The goal of TypeScript, a static type system for JavaScript is to detect and prevent mistakes. But many statically typed languages have holes in their type safety: they'll allow some code that definitely isn't correct when looked closely. TypeScript is one such language.

The technical term for this is “soundness”, a term that comes from mathematics. A sound type system only accepts programs with correct types. If a type system accepts some programs that viole their stated types then it is consiered “unsound”.

Let’s examine a TypeScript example to see an example of unsoundness. We’ll build up to the unsound operation in a few steps, starting with a simple array of strings:

let animals: string[] = ['Giraffes', 'Lion', 'Elephant'];

We can assign our array to a new variable of type (string | number)[]. If an array contains only strings, then it seems okay to treat it as an array of string | number. This particular array of string | number just happens to have no numbers in it right now.

let unsoundAnimals: (string | number)[] = animals;

Our array variables have different types, but the underlying array is the same. What happens if we push a number on the the second array of type (string | number)[]? It seems like that shouldn’t be allowed, because the number will also show up in the first array variable of type string[]. However, TypeScript allows this, violating the animals variable’s string[] type!

let animals: string[] = ['Giraffes', 'Lion', 'Elephant']
let unsoundAnimals: (string | number)[] = animals;

unsoundAnimals.push(4);
console.log(animals) // ['Giraffes', 'Lion', 'Elephant', 4]

This is bad and unfortunately there’s no way to fix it. All code in this course runs with TypeScript’s strict mode enabled, but this is still allowed even in strict mode.

Another example of unsoundness is when we index beyond the end of an array, we get undefined out. This is true even if the type of the array is string[]

let animals: string[] = ['Giraffes', 'Lion', 'Elephant']
let animal: string = animals[3];
console.log(animal) // undefined

TypeScript has allowed us to violate the static types. It allows animals to type check as a string but undefined is definitely not a string.

We might be wondering why add all of this static type stuff and the additional tols required and the complexity to learn a system, if TypeScript still allows incorrect code in some cases? The answer is that TypeSCript has made an intentional trade-off, like other popular statically typed languages.

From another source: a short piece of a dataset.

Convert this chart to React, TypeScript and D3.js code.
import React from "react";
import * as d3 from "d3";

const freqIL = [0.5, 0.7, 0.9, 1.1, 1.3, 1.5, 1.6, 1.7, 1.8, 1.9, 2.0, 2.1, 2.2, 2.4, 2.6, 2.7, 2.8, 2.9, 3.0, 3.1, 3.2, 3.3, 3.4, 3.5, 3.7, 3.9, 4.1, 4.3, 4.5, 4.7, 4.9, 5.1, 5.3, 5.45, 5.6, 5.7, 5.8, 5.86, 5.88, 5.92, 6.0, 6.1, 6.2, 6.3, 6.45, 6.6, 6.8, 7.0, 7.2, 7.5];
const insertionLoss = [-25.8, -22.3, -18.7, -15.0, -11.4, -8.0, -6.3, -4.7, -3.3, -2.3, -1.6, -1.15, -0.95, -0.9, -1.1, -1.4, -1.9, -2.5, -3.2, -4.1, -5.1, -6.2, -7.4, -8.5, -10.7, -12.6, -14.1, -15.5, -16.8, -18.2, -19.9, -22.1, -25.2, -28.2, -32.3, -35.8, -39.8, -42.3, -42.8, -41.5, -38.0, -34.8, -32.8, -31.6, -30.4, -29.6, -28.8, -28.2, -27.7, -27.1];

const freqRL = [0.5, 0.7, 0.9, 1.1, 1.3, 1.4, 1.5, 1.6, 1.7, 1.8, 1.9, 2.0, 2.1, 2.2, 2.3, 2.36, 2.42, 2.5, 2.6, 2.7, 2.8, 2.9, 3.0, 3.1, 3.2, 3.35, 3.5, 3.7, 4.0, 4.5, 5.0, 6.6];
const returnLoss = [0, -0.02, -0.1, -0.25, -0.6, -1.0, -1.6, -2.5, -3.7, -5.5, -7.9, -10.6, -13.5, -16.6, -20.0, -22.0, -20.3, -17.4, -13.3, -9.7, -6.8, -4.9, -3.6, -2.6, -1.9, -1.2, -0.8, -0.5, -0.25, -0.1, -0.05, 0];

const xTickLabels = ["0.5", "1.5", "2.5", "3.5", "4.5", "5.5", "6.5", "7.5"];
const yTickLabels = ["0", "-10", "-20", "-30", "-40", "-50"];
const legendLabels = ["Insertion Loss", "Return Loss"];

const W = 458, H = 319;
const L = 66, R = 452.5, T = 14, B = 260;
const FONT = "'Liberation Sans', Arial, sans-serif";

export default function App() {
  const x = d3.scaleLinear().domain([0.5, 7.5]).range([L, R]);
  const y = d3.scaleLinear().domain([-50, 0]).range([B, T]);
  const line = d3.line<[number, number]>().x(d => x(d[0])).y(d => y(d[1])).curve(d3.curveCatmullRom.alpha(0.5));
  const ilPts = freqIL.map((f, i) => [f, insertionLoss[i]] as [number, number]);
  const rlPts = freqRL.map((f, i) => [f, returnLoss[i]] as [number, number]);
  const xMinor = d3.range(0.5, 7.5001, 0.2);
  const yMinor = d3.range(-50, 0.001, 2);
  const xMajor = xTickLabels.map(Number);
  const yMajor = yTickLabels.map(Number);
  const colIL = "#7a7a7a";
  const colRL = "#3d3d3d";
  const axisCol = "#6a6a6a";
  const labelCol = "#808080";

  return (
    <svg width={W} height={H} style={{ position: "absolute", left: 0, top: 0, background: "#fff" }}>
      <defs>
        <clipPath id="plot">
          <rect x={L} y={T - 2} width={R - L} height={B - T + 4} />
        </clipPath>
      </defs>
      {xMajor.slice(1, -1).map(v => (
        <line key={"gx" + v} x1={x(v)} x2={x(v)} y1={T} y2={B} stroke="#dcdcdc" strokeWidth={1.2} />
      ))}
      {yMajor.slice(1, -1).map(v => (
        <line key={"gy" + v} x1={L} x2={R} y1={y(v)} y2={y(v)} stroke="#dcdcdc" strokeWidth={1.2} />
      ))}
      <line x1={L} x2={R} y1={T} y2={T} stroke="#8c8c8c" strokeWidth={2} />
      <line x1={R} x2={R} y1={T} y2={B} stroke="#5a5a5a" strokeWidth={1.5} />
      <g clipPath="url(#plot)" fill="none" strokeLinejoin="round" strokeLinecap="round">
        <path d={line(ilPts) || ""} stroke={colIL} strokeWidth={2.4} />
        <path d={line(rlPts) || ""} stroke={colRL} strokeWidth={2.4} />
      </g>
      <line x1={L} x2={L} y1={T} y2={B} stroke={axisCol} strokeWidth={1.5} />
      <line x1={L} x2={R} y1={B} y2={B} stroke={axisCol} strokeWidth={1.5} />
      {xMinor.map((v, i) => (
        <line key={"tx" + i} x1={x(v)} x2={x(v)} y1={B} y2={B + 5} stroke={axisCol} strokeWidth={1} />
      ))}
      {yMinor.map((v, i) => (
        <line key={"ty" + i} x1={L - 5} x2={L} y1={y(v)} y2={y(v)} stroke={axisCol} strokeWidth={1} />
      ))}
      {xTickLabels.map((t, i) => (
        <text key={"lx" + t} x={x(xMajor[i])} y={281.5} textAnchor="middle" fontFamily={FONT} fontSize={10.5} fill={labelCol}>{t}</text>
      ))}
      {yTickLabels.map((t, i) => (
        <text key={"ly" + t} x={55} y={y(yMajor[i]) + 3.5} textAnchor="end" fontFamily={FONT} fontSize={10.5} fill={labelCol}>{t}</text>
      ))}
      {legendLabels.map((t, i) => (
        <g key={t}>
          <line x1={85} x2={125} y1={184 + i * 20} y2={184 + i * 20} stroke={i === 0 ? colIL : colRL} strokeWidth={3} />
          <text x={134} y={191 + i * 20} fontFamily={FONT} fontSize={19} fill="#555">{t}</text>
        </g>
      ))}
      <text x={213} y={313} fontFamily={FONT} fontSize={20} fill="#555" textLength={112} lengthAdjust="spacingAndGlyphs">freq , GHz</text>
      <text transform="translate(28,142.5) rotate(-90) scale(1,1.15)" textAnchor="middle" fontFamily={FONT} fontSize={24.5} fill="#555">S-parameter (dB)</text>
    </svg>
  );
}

TypeScript was designed to work with existing web technologies. That includes all the quirky JavaScript code that exists in the wild. TypeScripe can successfully express the types of strange JavaScript code that wasn’t design with static type systems in mind…but at what cost? One cost is that TypeScript’s type system can’t be designed for perfect soundness.

There are many sound programming languages that compete with TypeScript. Yet TypeScript is the one that’s most compatible with the existing ecosystem, so it became the most popular.

Some other caveats with unsoundness in TypeScript

• Using a string index to access an array:

let fruits: string[] = ['apple', 'banana', 'orange'];
let fruit: string = fruits['two']; // No compile time error but result will be undefined
console.log(fruit); // undefined

• Using the special type any:

const dbType: any = 'postgres';
const b: boolean = dbType;
console.log(b); //'postgres'

Bad news is TypeScript’s soundness holes can cause real problems in real applications but the good news is that those problems are relatively infrequent. For every soundness-related bug that sneaks through, TypeScript will probably save us from hundreds of “cannot read property of undefined” errors.